Put some hot water in a pan to boil.

Put a splash of olive oil into a wok and add the garlic clove and the onion, finely chopped. When everything has warmed up, add your pepper, sliced into long batons and mix everything around a bit. Add your duck fillets in, depending on the size, you can slice them smaller, if they look a bit too large.

While the duck is cooking, put your egg noodles into your pan of water, which should be boiling by now and give them a few minutes to cook. When cooked to al dente, drain the noodles and let them sit for a second.

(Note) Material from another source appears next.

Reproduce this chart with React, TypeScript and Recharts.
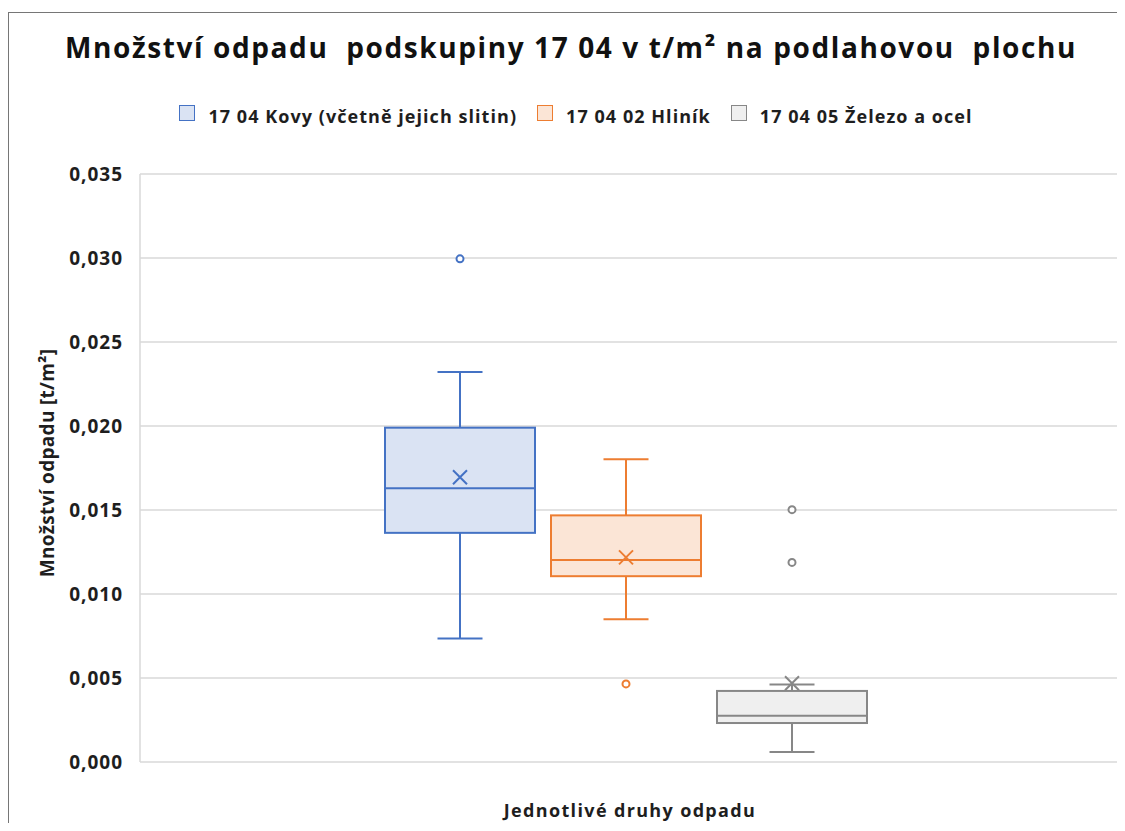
import { Bar, BarChart, CartesianGrid, XAxis, YAxis } from "recharts"

const chartTitle = "Množství odpadu  podskupiny 17 04 v t/m² na podlahovou  plochu"
const yAxisTitle = "Množství odpadu [t/m²]"
const categoryLabel = "Jednotlivé druhy odpadu"

const seriesNames = ["17 04 Kovy (včetně jejich slitin)", "17 04 02 Hliník", "17 04 05 Železo a ocel"]
const minima = [0.00735, 0.0085, 0.0006]
const quartile1 = [0.01364, 0.01106, 0.00232]
const medians = [0.01629, 0.01202, 0.00276]
const quartile3 = [0.0199, 0.01468, 0.00423]
const maxima = [0.02322, 0.01802, 0.00461]
const means = [0.01695, 0.01218, 0.00469]
const outliers = [[0.02995], [0.00465], [0.01502, 0.01188]]
const yTicks = [0, 0.005, 0.01, 0.015, 0.02, 0.025, 0.03, 0.035]

const strokeColors = ["#4472c4", "#ed7d31", "#878787"]
const fillColors = ["#dae3f3", "#fbe5d6", "#efefef"]
const textColor = "#1e1e1e"

// one row, one bar per series reaching the highest value of that series
const chartData = [
    {
        category: categoryLabel,
        ...Object.fromEntries(seriesNames.map((_, i) => [`s${i}`, Math.max(maxima[i], ...outliers[i])])),
    },
]

//Box plot drawn inside the bar's rectangle, using the bar's own scale.
function renderBox(i: number) {
    return (props: any) => {
        const { x, y, width, height, payload } = props
        const top = payload[`s${i}`]
        const base = y + height
        const py = (v: number) => base - (v / top) * height
        const cx = x + width / 2
        const cap = width * 0.15
        const color = strokeColors[i]
        const m = 7
        return (
            <g>
                <line x1={cx} x2={cx} y1={py(quartile3[i])} y2={py(maxima[i])} stroke={color} strokeWidth={2} />
                <line x1={cx - cap} x2={cx + cap} y1={py(maxima[i])} y2={py(maxima[i])} stroke={color} strokeWidth={2} />
                <line x1={cx} x2={cx} y1={py(quartile1[i])} y2={py(minima[i])} stroke={color} strokeWidth={2} />
                <line x1={cx - cap} x2={cx + cap} y1={py(minima[i])} y2={py(minima[i])} stroke={color} strokeWidth={2} />
                <rect
                    x={x}
                    y={py(quartile3[i])}
                    width={width}
                    height={py(quartile1[i]) - py(quartile3[i])}
                    fill={fillColors[i]}
                    stroke={color}
                    strokeWidth={2}
                />
                <line x1={x} x2={x + width} y1={py(medians[i])} y2={py(medians[i])} stroke={color} strokeWidth={2} />
                <path
                    d={`M${cx - m},${py(means[i]) - m}L${cx + m},${py(means[i]) + m}M${cx - m},${py(means[i]) + m}L${cx + m},${py(means[i]) - m}`}
                    stroke={color}
                    strokeWidth={2}
                    fill="none"
                />
                {outliers[i].map((v) => (
                    <circle key={v} cx={cx} cy={py(v)} r={3.5} fill="#fff" stroke={color} strokeWidth={2} />
                ))}
            </g>
        )
    }
}

function renderYLabel(props: any) {
    const { x, y, height } = props.viewBox
    const lx = x + 45
    const ly = y + height / 2 - 5
    return (
        <text
            x={lx}
            y={ly}
            transform={`rotate(-90 ${lx} ${ly})`}
            textAnchor="middle"
            fill={textColor}
            fontSize={19}
            fontWeight={700}
            letterSpacing={0.3}
        >
            {yAxisTitle}
        </text>
    )
}

function renderXLabel(props: any) {
    const { x, y, width } = props.viewBox
    return (
        <text
            x={x + width / 2}
            y={y + 55}
            textAnchor="middle"
            fill={textColor}
            fontSize={18}
            fontWeight={700}
            letterSpacing={1.35}
        >
            {categoryLabel}
        </text>
    )
}

function App() {
    return (
        <div style={{ paddingTop: 4 }}>
            <div
                style={{
                    position: "relative",
                    width: 1115,
                    height: 811,
                    boxSizing: "border-box",
                    borderTop: "1px solid #767676",
                    borderLeft: "1px solid #767676",
                    fontFamily: "'Open Sans', sans-serif",
                    color: textColor,
                    background: "#fff",
                }}
            >
                <BarChart
                    width={1114}
                    height={810}
                    data={chartData}
                    margin={{ top: 161, right: 3, bottom: 0, left: 0 }}
                    barSize={150}
                    barGap={16}
                >
                    <CartesianGrid vertical={false} stroke="#d9d9d9" strokeWidth={1.5} />
                    <XAxis
                        dataKey="category"
                        tick={false}
                        axisLine={false}
                        tickLine={false}
                        height={61}
                        padding={{ left: 0, right: 9 }}
                        label={renderXLabel}
                    />
                    <YAxis
                        domain={[0, 0.035]}
                        ticks={yTicks}
                        tickFormatter={(v: number) => v.toFixed(3).replace(".", ",")}
                        width={131}
                        axisLine={{ stroke: "#d9d9d9", strokeWidth: 1.5 }}
                        tickLine={false}
                        tickSize={0}
                        tickMargin={17}
                        tick={{ fill: textColor, fontSize: 19, fontWeight: 700, letterSpacing: 1 }}
                        label={renderYLabel}
                    />
                    {seriesNames.map((name, i) => (
                        <Bar
                            key={name}
                            name={name}
                            dataKey={`s${i}`}
                            shape={renderBox(i)}
                            isAnimationActive={false}
                        />
                    ))}
                </BarChart>
                <div
                    style={{
                        position: "absolute",
                        top: 17,
                        left: 0,
                        right: 0,
                        paddingLeft: 10,
                        textAlign: "center",
                        fontSize: 28,
                        lineHeight: "34px",
                        fontWeight: 700,
                        letterSpacing: 1.6,
                        whiteSpace: "pre",
                        color: "#111",
                    }}
                >
                    {chartTitle}
                </div>
                <div
                    style={{
                        position: "absolute",
                        top: 92,
                        left: 0,
                        right: 0,
                        paddingLeft: 20,
                        display: "flex",
                        justifyContent: "center",
                        alignItems: "center",
                        gap: 20,
                        fontSize: 18,
                        lineHeight: "22px",
                        fontWeight: 700,
                        letterSpacing: 1.05,
                    }}
                >
                    {seriesNames.map((name, i) => (
                        <div key={name} style={{ display: "flex", alignItems: "center" }}>
                            <span
                                style={{
                                    display: "inline-block",
                                    width: 16,
                                    height: 16,
                                    boxSizing: "border-box",
                                    border: `1.5px solid ${strokeColors[i]}`,
                                    background: fillColors[i],
                                    marginRight: 13,
                                    position: "relative",
                                    top: -3,
                                }}
                            />
                            <span>{name}</span>
                        </div>
                    ))}
                </div>
            </div>
        </div>
    )
}

export default App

Add the chopped oyster mushrooms to your pan with the duck and check your duck to see if it is cooked through. If it is, give the mushrooms a minutes or two to soften. Add your hoisin sauce in and stir immediately so everything gets coated. Then add your noodles in and mix again, so the sauce is evenly coating everything. Lastly, add in the spring onions, finely sliced, toss everything around a bit and serve, finishing with some sesame seeds, sprinkled on top.

I must just add a little aside to this Nanny Rhino post because my brother, having eaten the whole thing and the main and the dessert, asked, as we were sitting chatting, what was in the duck starter. As I listed the ingredients, he went “O! Mushrooms! I thought that was just bits of fat off the duck and I didn’t want to say anything.”

 

So I apparently come across as the type of woman who would serve up a stir-fry which had slabs of fat in it. I don’t know whether to be a little depressed over that.

My staple diet

We’re going back to my university days again for this one. My flatmates and I were having a bit of a party. I think it was someone’s birthday. It was one of those nights were huge sections of it don’t make sense.

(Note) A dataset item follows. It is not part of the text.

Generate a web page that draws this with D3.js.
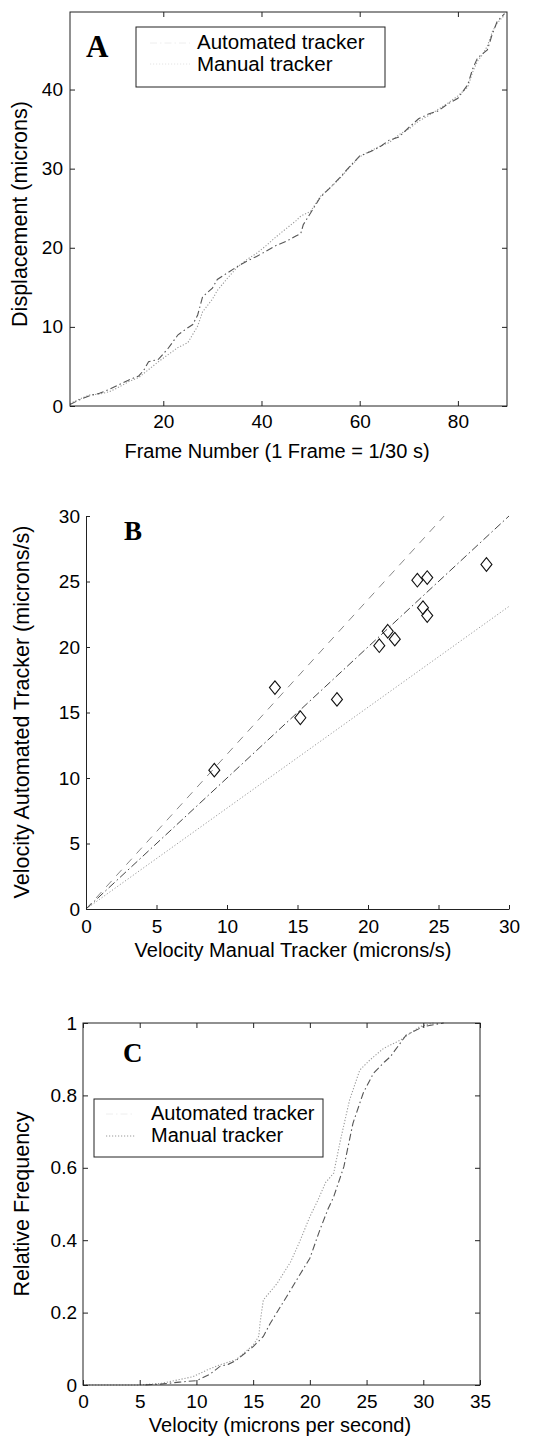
<!DOCTYPE html>
<html><head><meta charset="utf-8">
<script src="https://cdn.jsdelivr.net/npm/d3@7/dist/d3.min.js"></script>
<style>
body{margin:0;background:#fff;}
svg text{font-family:"Liberation Sans",Arial,sans-serif;fill:#000;}
</style></head>
<body>
<svg id="c" width="539" height="1437"></svg>
<script>
// ---------- Panel A data ----------
const framesAuto = [1,3,5,7,9,11,13,15,16,17,19,21,23,25,26,27,28,30,31,33,35,37,39,41,43,45,47,48,48.5,50,52,54,56,58,60,62,64,66,68,70,72,74,76,78,80,82,83,84,86,87,88,89.5];
const dispAuto   = [0.2,0.8,1.3,1.6,2.1,2.7,3.3,3.8,4.5,5.6,5.9,7.3,9.0,9.9,10.3,11.5,13.8,14.9,16.0,16.8,17.6,18.3,18.9,19.6,20.3,20.8,21.5,21.8,22.9,24.4,26.4,27.6,28.9,30.3,31.6,32.1,32.7,33.6,34.0,35.2,36.3,36.9,37.3,38.2,38.9,40.6,42.6,44.0,45.0,47.0,48.6,49.6];
const framesManual = [1,3,5,7,9,11,13,15,17,19,21,23,25,27,28,30,31,33,35,37,39,41,43,45,47,48,50,52,54,56,58,60,62,64,66,68,70,72,74,76,78,80,82,83,84,85,86,87,88,89.5];
const dispManual   = [0.3,0.9,1.4,1.5,1.8,2.4,3.1,3.6,4.6,5.6,6.5,7.4,8.0,10.1,11.9,13.5,14.6,16.1,17.5,18.5,19.3,20.3,21.4,22.4,23.4,24.0,24.6,26.5,27.6,28.8,30.2,31.5,32.2,32.8,33.3,34.3,35.0,36.0,36.7,37.5,38.3,39.2,40.3,42.2,43.6,44.4,45.5,47.3,48.4,49.4];
const ticksAx = [20,40,60,80];
const ticksAy = [0,10,20,30,40];
const legendLabels = ["Automated tracker","Manual tracker"];

// ---------- Panel B data ----------
const velManual = [9.1,13.4,15.2,17.8,20.8,21.4,21.9,23.5,24.2,23.9,24.2,28.4];
const velAuto   = [10.6,16.9,14.6,16.0,20.1,21.2,20.6,25.1,25.3,23.0,22.4,26.3];
const centerX = [0,30],  centerY = [0,30];
const upperX  = [0,25.4], upperY = [0,30];
const lowerX  = [0,30],  lowerY = [0,23.1];
const ticksB = [0,5,10,15,20,25,30];

// ---------- Panel C data ----------
const cdfAutoV = [5.5,7,8.5,10,11.2,12.1,12.8,13.5,15,15.9,16.5,17.4,18.3,19.1,20,20.9,21.6,22.1,23,23.8,24.7,25.6,26.6,27.1,28.5,30,31.2,31.8];
const cdfAutoF = [0,0.003,0.008,0.012,0.03,0.052,0.057,0.068,0.106,0.134,0.17,0.216,0.262,0.304,0.35,0.43,0.486,0.52,0.603,0.723,0.806,0.861,0.893,0.907,0.967,0.99,0.997,1.0];
const cdfManV = [0,5,7,8.5,9.7,10.9,12,13.5,15,15.5,15.6,15.9,17.1,18.3,19.1,20,20.7,21.4,22.1,22.7,23.5,24.4,25.3,26.5,28,29.7,30.9];
const cdfManF = [0,0,0.005,0.015,0.023,0.041,0.055,0.07,0.11,0.135,0.17,0.235,0.28,0.34,0.396,0.465,0.51,0.56,0.585,0.677,0.787,0.87,0.898,0.93,0.953,0.99,1.0];
const ticksCx = [0,5,10,15,20,25,30,35];
const ticksCy = [0,0.2,0.4,0.6,0.8,1];

const svg = d3.select("#c");
const AX = "#222";
const styleAuto = {stroke:"#555", dash:"7,3,1.5,3", w:1.1};
const styleMan  = {stroke:"#999", dash:"1.2,1.8", w:1.1};

function styleAxis(g, fs){
  g.selectAll("path,line").attr("stroke",AX).attr("stroke-width",1);
  g.selectAll("text").attr("font-size",fs).attr("fill","#000").attr("font-family","Liberation Sans, Arial, sans-serif");
}
function boxAxes(x, y, xt, yt, padX, padY, fmtY){
  const [x0,x1] = x.range(), [y0,y1] = y.range();
  const gb = svg.append("g").attr("transform",`translate(0,${y0})`)
    .call(d3.axisBottom(x).tickValues(xt).tickSizeInner(-5).tickSizeOuter(0).tickPadding(padX));
  gb.select(".domain").remove(); styleAxis(gb,19);
  const gl = svg.append("g").attr("transform",`translate(${x0},0)`)
    .call(d3.axisLeft(y).tickValues(yt).tickSizeInner(-5).tickSizeOuter(0).tickPadding(padY).tickFormat(fmtY||d3.format("")));
  gl.select(".domain").remove(); styleAxis(gl,19);
  const gt = svg.append("g").attr("transform",`translate(0,${y1})`)
    .call(d3.axisTop(x).tickValues(xt).tickSizeInner(-5).tickSizeOuter(0).tickFormat(""));
  gt.select(".domain").remove(); styleAxis(gt,19);
  const gr = svg.append("g").attr("transform",`translate(${x1},0)`)
    .call(d3.axisRight(y).tickValues(yt).tickSizeInner(-5).tickSizeOuter(0).tickFormat(""));
  gr.select(".domain").remove(); styleAxis(gr,19);
  svg.append("rect").attr("x",x0).attr("y",y1).attr("width",x1-x0).attr("height",y0-y1)
    .attr("fill","none").attr("stroke",AX).attr("stroke-width",1);
}
function drawLine(xs, ys, x, y, st){
  const pts = xs.map((d,i)=>[d,ys[i]]);
  svg.append("path").datum(pts)
    .attr("d", d3.line().x(d=>x(d[0])).y(d=>y(d[1])))
    .attr("fill","none").attr("stroke",st.stroke).attr("stroke-width",st.w)
    .attr("stroke-dasharray",st.dash);
}
function yLabel(txt, cx, cy, fs){
  svg.append("text").attr("transform",`translate(${cx},${cy}) rotate(-90)`)
    .attr("text-anchor","middle").attr("dominant-baseline","middle").attr("font-size",fs).text(txt);
}
function xLabel(txt, cx, by){
  svg.append("text").attr("x",cx).attr("y",by).attr("text-anchor","middle").attr("font-size",20).text(txt);
}
function panelLetter(t, x, y, fs){
  svg.append("text").attr("x",x).attr("y",y).attr("font-size",fs).attr("font-weight","bold")
    .style("font-family","'Liberation Serif','Times New Roman',serif").text(t);
}

// ================= Panel A =================
const xA = d3.scaleLinear().domain([1,90]).range([70,507]);
const yA = d3.scaleLinear().domain([0,49.8]).range([406,12]);
drawLine(framesManual, dispManual, xA, yA, styleMan);
drawLine(framesAuto, dispAuto, xA, yA, styleAuto);
boxAxes(xA, yA, ticksAx, ticksAy, 8.5, 7);
// legend A
svg.append("rect").attr("x",136).attr("y",27).attr("width",249).attr("height",60)
  .attr("fill","#fff").attr("stroke",AX).attr("stroke-width",1);
legendLabels.forEach((t,i)=>{
  svg.append("text").attr("x",197).attr("y",49+i*21.5).attr("font-size",20.5).text(t);
});
svg.append("line").attr("x1",150).attr("x2",190).attr("y1",43).attr("y2",43)
  .attr("stroke","#eee").attr("stroke-dasharray",styleAuto.dash);
svg.append("line").attr("x1",150).attr("x2",190).attr("y1",64).attr("y2",64)
  .attr("stroke","#e4e4e4").attr("stroke-dasharray",styleMan.dash);
panelLetter("A", 86, 57, 31);
yLabel("Displacement (microns)", 21, 214, 21.5);
xLabel("Frame Number (1 Frame = 1/30 s)", 277, 458);

// ================= Panel B =================
const xB = d3.scaleLinear().domain([0,30]).range([86,509]);
const yB = d3.scaleLinear().domain([0,30]).range([909,516]);
drawLine(lowerX, lowerY, xB, yB, {stroke:"#999", dash:"1.2,2", w:1});
drawLine(upperX, upperY, xB, yB, {stroke:"#888", dash:"8,7", w:1});
drawLine(centerX, centerY, xB, yB, {stroke:"#444", dash:"8,3,1.5,3", w:1});
const gbB = svg.append("g").attr("transform","translate(0,909)")
  .call(d3.axisBottom(xB).tickValues(ticksB).tickSizeInner(-4).tickSizeOuter(0).tickPadding(10.5));
styleAxis(gbB,19);
const glB = svg.append("g").attr("transform","translate(86,0)")
  .call(d3.axisLeft(yB).tickValues(ticksB).tickSizeInner(-4).tickSizeOuter(0).tickPadding(6));
styleAxis(glB,19);
const diamond = {draw(ctx, size){ const w=5.5, h=6.8; ctx.moveTo(0,-h); ctx.lineTo(w,0); ctx.lineTo(0,h); ctx.lineTo(-w,0); ctx.closePath(); }};
svg.append("g").selectAll("path").data(velManual.map((d,i)=>[d,velAuto[i]])).join("path")
  .attr("transform",d=>`translate(${xB(d[0])},${yB(d[1])})`)
  .attr("d", d3.symbol().type(diamond)())
  .attr("fill","none").attr("stroke","#111").attr("stroke-width",1.1);
panelLetter("B", 124, 540, 27);
yLabel("Velocity Automated Tracker (microns/s)", 23, 712, 21.5);
xLabel("Velocity Manual Tracker (microns/s)", 293, 957);

// ================= Panel C =================
const xC = d3.scaleLinear().domain([0,35]).range([83,480]);
const yC = d3.scaleLinear().domain([0,1]).range([1385,1023]);
drawLine(cdfManV, cdfManF, xC, yC, styleMan);
drawLine(cdfAutoV, cdfAutoF, xC, yC, {stroke:"#555", dash:"7,3,1.5,3", w:1.1});
boxAxes(xC, yC, ticksCx, ticksCy, 9.5, 6, d3.format(""));
svg.append("rect").attr("x",94).attr("y",1099).attr("width",229).attr("height",58)
  .attr("fill","#fff").attr("stroke",AX).attr("stroke-width",1);
legendLabels.forEach((t,i)=>{
  svg.append("text").attr("x",151).attr("y",1120+i*21.5).attr("font-size",20).text(t);
});
svg.append("line").attr("x1",106).attr("x2",135).attr("y1",1114).attr("y2",1114)
  .attr("stroke","#eee").attr("stroke-dasharray",styleAuto.dash);
svg.append("line").attr("x1",106).attr("x2",135).attr("y1",1136).attr("y2",1136)
  .attr("stroke","#999").attr("stroke-dasharray",styleMan.dash);
panelLetter("C", 123, 1062, 27);
yLabel("Relative Frequency", 23, 1204, 21.5);
xLabel("Velocity (microns per second)", 280, 1432);
</script>
</body></html>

For example, at one point, we were all in the kitchen, listening to music while standing on the chairs and waving teatowels around furiously. Yes. Teatowels. Given that our kitchen window was easily within sight of the campus bar, it’s quite likely that the people in the bar were wondering, in amazement, why the girls in B block were being so crazy.

At one point, one of my flatmates drunkenly said to the other (who was sober), “You’re so drunk!” … She was not drunk.

There had been balloons at this party so after a vigorous session of teatowel waving, it was time to pop the balloons with a knife. Obviously. A shaky video taken on a phone still exists somewhere of me tearing around the kitchen, knocking stuff over, climbing on chairs and tables, chasing these balloons around. Everyone had cleared out of the kitchen, as I was armed and dangerous. One of them hates balloons being popped because it releases the “old stale breath” inside. On the video, there is a little voice in the background going “All the breath! All the breath.”

The finale of the video is me chasing down the last balloon and throwing it gently in the air, with my knife poised underneath it and at the moment the balloon touches the knife and bursts, I let out a short but loud, “WAH!” then smile smugly, although I have defeated a baddie and saved mankind.

So you get the picture, it’s all a bit excitable and silly. Into this mix, we put some hunger. We are hungry and we need to eat NOW, at 1am. What to have? Obviously cheese toasties. There was a toastie machine so we got everything set up, closed the lid and waited impatiently for the green light to click on.

When it eventually did, we were ravenous. So Sophie unclips the clip thing, opens the machine and toasted onto the top of one of the toasties…. was a staple! I still to this day have no idea how that could have happened. As silly drunks, we laughed uncontrollably for maybe twenty minutes. That kind of laughter were you can’t even see straight and your tummy muscles ache and you get breathless. And then Sophie, in her infinite wit, said, “It’s our staple diet!”

Well, we were off again. Up until that point in my life, I think that might have been the funniest thing I had ever heard. Actually, maybe it still is…. Staple diet…. Hilarious.